start Material provided

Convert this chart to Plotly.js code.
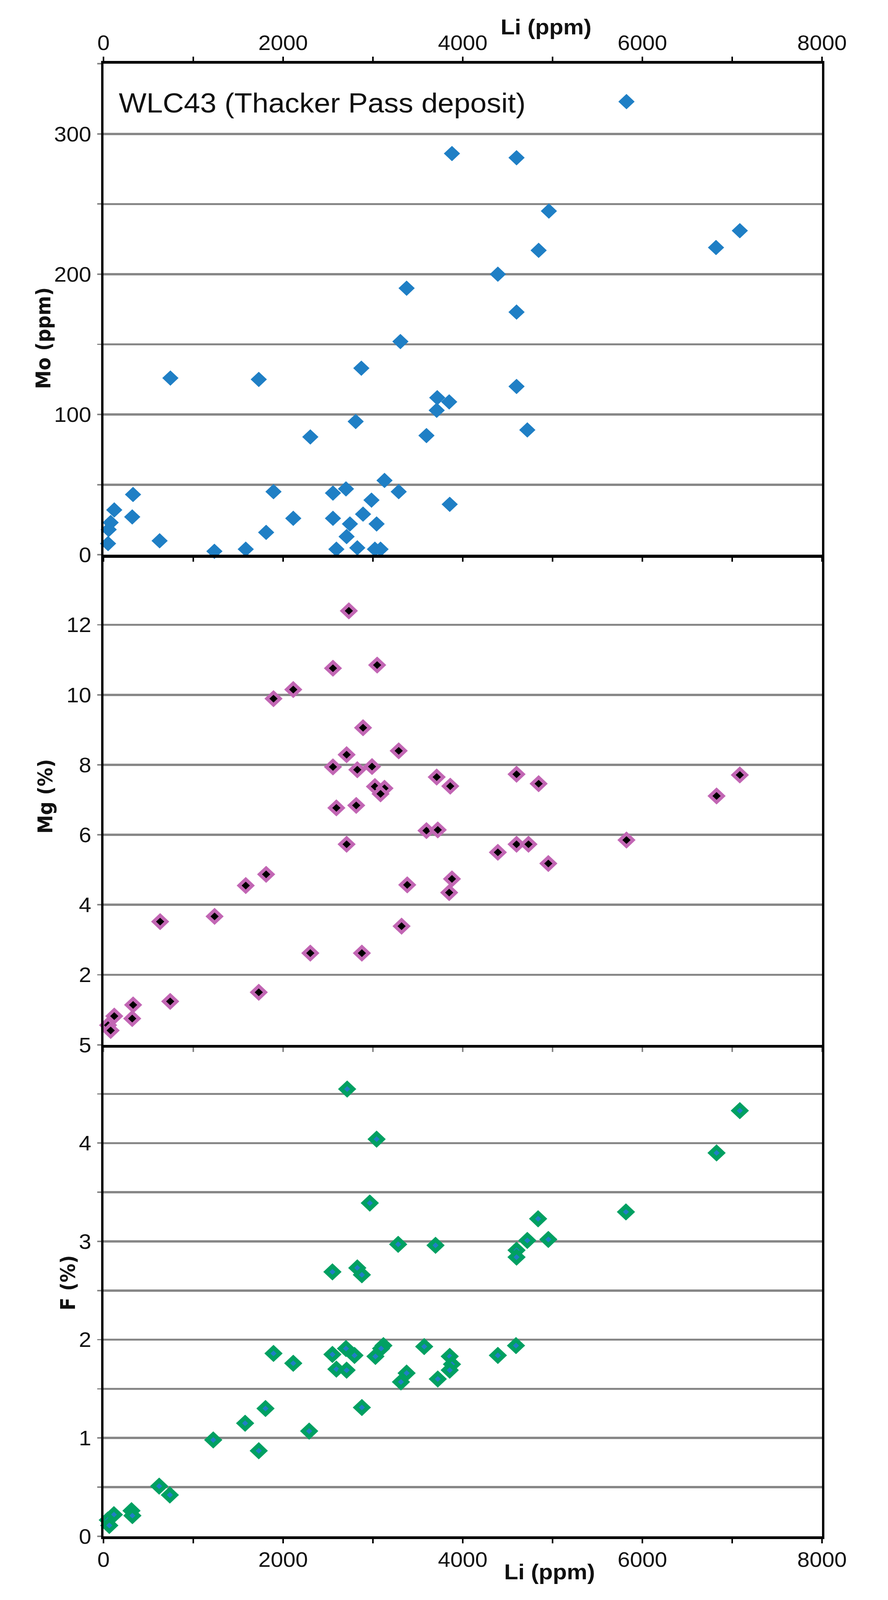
<!DOCTYPE html>
<html>
<head>
<meta charset="utf-8">
<script src="https://cdn.plot.ly/plotly-3.0.1.min.js"></script>
<style>html,body{margin:0;padding:0;background:#fff;overflow:hidden;}#chart{width:2274px;height:4343px;}</style>
</head>
<body>
<div id="chart"></div>
<script>
// ---- data ----
const liMo = [3880,4599,4959,7085,6820,4845,4391,3375,4599,3306,2871,745,1729,4599,3716,3849,3710,2808,4719,2303,3596,3129,2700,2555,3287,1893,329,2984,3855,120,2890,320,2555,2113,80,2744,3041,58,1811,2707,625,51,1235,1584,2593,2826,3022,3085,5823];
const moPpm = [286,283,245,231,219,217,200,190,173,152,133,126,125,120,112,109,103,95,89,84,85,53,47,44,45,45,43,39,36,32,29,27,26,26,23,22,22,18,16,13,10,8,2.5,4,4,5,4,4,323];

const liMg = [2732,2555,3047,2113,1893,2890,3287,2707,2555,2990,2826,3022,3129,3085,3710,3861,4599,4845,6826,7085,2593,2814,3596,3722,2707,4391,4599,4732,5823,4953,1811,1584,3382,3880,3849,1237,631,3319,2303,2877,1729,743,330,320,120,51,80];
const mgPct = [12.40,10.76,10.85,10.15,9.89,9.06,8.40,8.29,7.94,7.95,7.86,7.38,7.33,7.17,7.65,7.39,7.73,7.46,7.11,7.71,6.77,6.84,6.12,6.14,5.73,5.50,5.73,5.73,5.85,5.18,4.87,4.55,4.57,4.74,4.35,3.67,3.52,3.39,2.62,2.62,1.50,1.24,1.14,0.75,0.82,0.56,0.41];

const liF = [2713,7085,3041,6826,2965,5817,4839,3281,3697,4719,4953,4599,4599,2549,2826,2877,4593,3571,3117,3091,2700,1893,2549,2795,3028,4391,3855,2113,3880,2593,2707,3855,3375,3312,3722,1804,2877,1577,2290,1222,1729,620,739,312,322,116,48,65];
const fPct = [4.55,4.33,4.04,3.90,3.39,3.30,3.23,2.97,2.96,3.01,3.02,2.91,2.84,2.69,2.73,2.66,1.94,1.93,1.94,1.91,1.91,1.86,1.85,1.84,1.83,1.84,1.83,1.76,1.75,1.70,1.69,1.69,1.66,1.57,1.60,1.30,1.31,1.15,1.07,0.98,0.87,0.51,0.42,0.26,0.21,0.22,0.165,0.11];

const mgTickVals = [2,4,6,8,10,12];
const mgTickText = ['2','4','6','8','10','12'];
const sampleLabel = 'WLC43 (Thacker Pass deposit)';
const xTitle = 'Li (ppm)';
const moTitle = 'Mo (ppm)';
const mgTitle = 'Mg (%)';
const fTitle = 'F (%)';

// ---- geometry (pixels) ----
const W = 2274, H = 4343;
const L = 265, R = 169, T = 173, B = 173;
const plotW = W - L - R, plotH = H - T - B;
const py = p => (H - B - p) / plotH;   // pixel y -> paper
const px = p => (p - L) / plotW;        // pixel x -> paper
const d1 = py(1506), d2 = py(2836);

const tickFont = {family: 'Liberation Sans, Arial, sans-serif', size: 57, color: '#111'};
const gridCol = '#878787';

const xBase = {
  range: [0, 8000], dtick: 2000, tick0: 0, showgrid: false, zeroline: false,
  showline: true, linecolor: '#000', linewidth: 8,
  ticks: 'outside', ticklen: 11, tickwidth: 4, tickcolor: '#000',
  minor: {dtick: 1000, tick0: 0, ticks: 'outside', ticklen: 11, tickwidth: 4, tickcolor: '#000', showgrid: false},
  tickfont: tickFont, ticklabelstandoff: -4, fixedrange: true
};
const yBase = {
  zeroline: false, showline: true, linecolor: '#000', linewidth: 6, mirror: true,
  showgrid: true, gridcolor: gridCol, gridwidth: 6,
  ticks: 'outside', ticklen: 10, tickwidth: 4, tickcolor: gridCol,
  tickfont: tickFont, ticklabelstandoff: 4, fixedrange: true
};

const traces = [
  {x: liMo, y: moPpm, xaxis: 'x', yaxis: 'y', type: 'scatter', mode: 'markers',
   marker: {symbol: 'diamond', size: 32, color: '#1f7fc5', line: {width: 0}}, cliponaxis: false},
  {x: liMg, y: mgPct, xaxis: 'x2', yaxis: 'y2', type: 'scatter', mode: 'markers',
   marker: {symbol: 'diamond', size: 26, color: '#000', line: {width: 9, color: '#c266b4'}}, cliponaxis: false},
  {x: liF, y: fPct, xaxis: 'x3', yaxis: 'y3', type: 'scatter', mode: 'markers',
   marker: {symbol: 'diamond', size: 24, color: '#1f7fc5', line: {width: 11, color: '#00a062'}}, cliponaxis: false}
];

const layout = {
  width: W, height: H, autosize: false,
  margin: {l: L, r: R, t: T, b: B, pad: 0},
  paper_bgcolor: '#fff', plot_bgcolor: '#fff', showlegend: false,
  xaxis: Object.assign({}, xBase, {anchor: 'y', side: 'top', mirror: 'ticks'}),
  xaxis2: Object.assign({}, xBase, {anchor: 'y2', side: 'bottom', showticklabels: false, matches: 'x',
           tickcolor: gridCol, minor: Object.assign({}, xBase.minor, {tickcolor: gridCol})}),
  xaxis3: Object.assign({}, xBase, {anchor: 'y3', side: 'bottom', matches: 'x'}),
  yaxis: Object.assign({}, yBase, {domain: [d1, 1], range: [0, 350], dtick: 100, tick0: 0,
           minor: {dtick: 50, tick0: 0, showgrid: true, gridcolor: gridCol, gridwidth: 6, ticks: 'outside', ticklen: 10, tickwidth: 4, tickcolor: gridCol}}),
  yaxis2: Object.assign({}, yBase, {domain: [d2, d1], range: [0, 14], tickmode: 'array', tickvals: mgTickVals, ticktext: mgTickText}),
  yaxis3: Object.assign({}, yBase, {domain: [0, d2], range: [0, 5], dtick: 1, tick0: 0,
           minor: {dtick: 0.5, tick0: 0, showgrid: true, gridcolor: gridCol, gridwidth: 6, ticks: 'outside', ticklen: 10, tickwidth: 4, tickcolor: gridCol}}),
  annotations: [
    {text: sampleLabel, xref: 'paper', yref: 'paper', x: px(302), y: py(279), xanchor: 'left', yanchor: 'middle',
     showarrow: false, font: {family: 'Liberation Sans, Arial, sans-serif', size: 75, color: '#111'}},
    {text: '<b>' + xTitle + '</b>', xref: 'paper', yref: 'paper', x: px(1398), y: py(73), xanchor: 'center', yanchor: 'middle',
     showarrow: false, font: {family: 'Liberation Sans, Arial, sans-serif', size: 59, color: '#111'}},
    {text: '<b>' + xTitle + '</b>', xref: 'paper', yref: 'paper', x: px(1407), y: py(4267), xanchor: 'center', yanchor: 'middle',
     showarrow: false, font: {family: 'Liberation Sans, Arial, sans-serif', size: 59, color: '#111'}},
    {text: '<b>' + moTitle + '</b>', xref: 'paper', yref: 'paper', x: px(111), y: py(918), xanchor: 'center', yanchor: 'middle',
     textangle: -90, showarrow: false, font: {family: 'DejaVu Sans, sans-serif', size: 51, color: '#111'}},
    {text: '<b>' + mgTitle + '</b>', xref: 'paper', yref: 'paper', x: px(116), y: py(2162), xanchor: 'center', yanchor: 'middle',
     textangle: -90, showarrow: false, font: {family: 'DejaVu Sans, sans-serif', size: 51, color: '#111'}},
    {text: '<b>' + fTitle + '</b>', xref: 'paper', yref: 'paper', x: px(174), y: py(3482), xanchor: 'center', yanchor: 'middle',
     textangle: -90, showarrow: false, font: {family: 'DejaVu Sans, sans-serif', size: 51, color: '#111'}}
  ]
};

Plotly.newPlot('chart', traces, layout, {displayModeBar: false, staticPlot: true});

// The browser viewport may be shorter than the chart; squeeze vertically so the whole figure is visible.
const vScale = Math.min(1, (window.innerHeight || H) / H);
if (vScale < 1) {
  const el = document.getElementById('chart');
  el.style.transformOrigin = '0 0';
  el.style.transform = 'scale(1,' + vScale + ')';
}
</script>
</body>
</html>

end Material provided

*What to do*: Repeat, word for word and with no pictures, only the lines running from the beginning of the data to the line that contains "const fTitle = 'F (%)';".

*The reply*:
Convert this chart to Plotly.js code.
<!DOCTYPE html>
<html>
<head>
<meta charset="utf-8">
<script src="https://cdn.plot.ly/plotly-3.0.1.min.js"></script>
<style>html,body{margin:0;padding:0;background:#fff;overflow:hidden;}#chart{width:2274px;height:4343px;}</style>
</head>
<body>
<div id="chart"></div>
<script>
// ---- data ----
const liMo = [3880,4599,4959,7085,6820,4845,4391,3375,4599,3306,2871,745,1729,4599,3716,3849,3710,2808,4719,2303,3596,3129,2700,2555,3287,1893,329,2984,3855,120,2890,320,2555,2113,80,2744,3041,58,1811,2707,625,51,1235,1584,2593,2826,3022,3085,5823];
const moPpm = [286,283,245,231,219,217,200,190,173,152,133,126,125,120,112,109,103,95,89,84,85,53,47,44,45,45,43,39,36,32,29,27,26,26,23,22,22,18,16,13,10,8,2.5,4,4,5,4,4,323];

const liMg = [2732,2555,3047,2113,1893,2890,3287,2707,2555,2990,2826,3022,3129,3085,3710,3861,4599,4845,6826,7085,2593,2814,3596,3722,2707,4391,4599,4732,5823,4953,1811,1584,3382,3880,3849,1237,631,3319,2303,2877,1729,743,330,320,120,51,80];
const mgPct = [12.40,10.76,10.85,10.15,9.89,9.06,8.40,8.29,7.94,7.95,7.86,7.38,7.33,7.17,7.65,7.39,7.73,7.46,7.11,7.71,6.77,6.84,6.12,6.14,5.73,5.50,5.73,5.73,5.85,5.18,4.87,4.55,4.57,4.74,4.35,3.67,3.52,3.39,2.62,2.62,1.50,1.24,1.14,0.75,0.82,0.56,0.41];

const liF = [2713,7085,3041,6826,2965,5817,4839,3281,3697,4719,4953,4599,4599,2549,2826,2877,4593,3571,3117,3091,2700,1893,2549,2795,3028,4391,3855,2113,3880,2593,2707,3855,3375,3312,3722,1804,2877,1577,2290,1222,1729,620,739,312,322,116,48,65];
const fPct = [4.55,4.33,4.04,3.90,3.39,3.30,3.23,2.97,2.96,3.01,3.02,2.91,2.84,2.69,2.73,2.66,1.94,1.93,1.94,1.91,1.91,1.86,1.85,1.84,1.83,1.84,1.83,1.76,1.75,1.70,1.69,1.69,1.66,1.57,1.60,1.30,1.31,1.15,1.07,0.98,0.87,0.51,0.42,0.26,0.21,0.22,0.165,0.11];

const mgTickVals = [2,4,6,8,10,12];
const mgTickText = ['2','4','6','8','10','12'];
const sampleLabel = 'WLC43 (Thacker Pass deposit)';
const xTitle = 'Li (ppm)';
const moTitle = 'Mo (ppm)';
const mgTitle = 'Mg (%)';
const fTitle = 'F (%)';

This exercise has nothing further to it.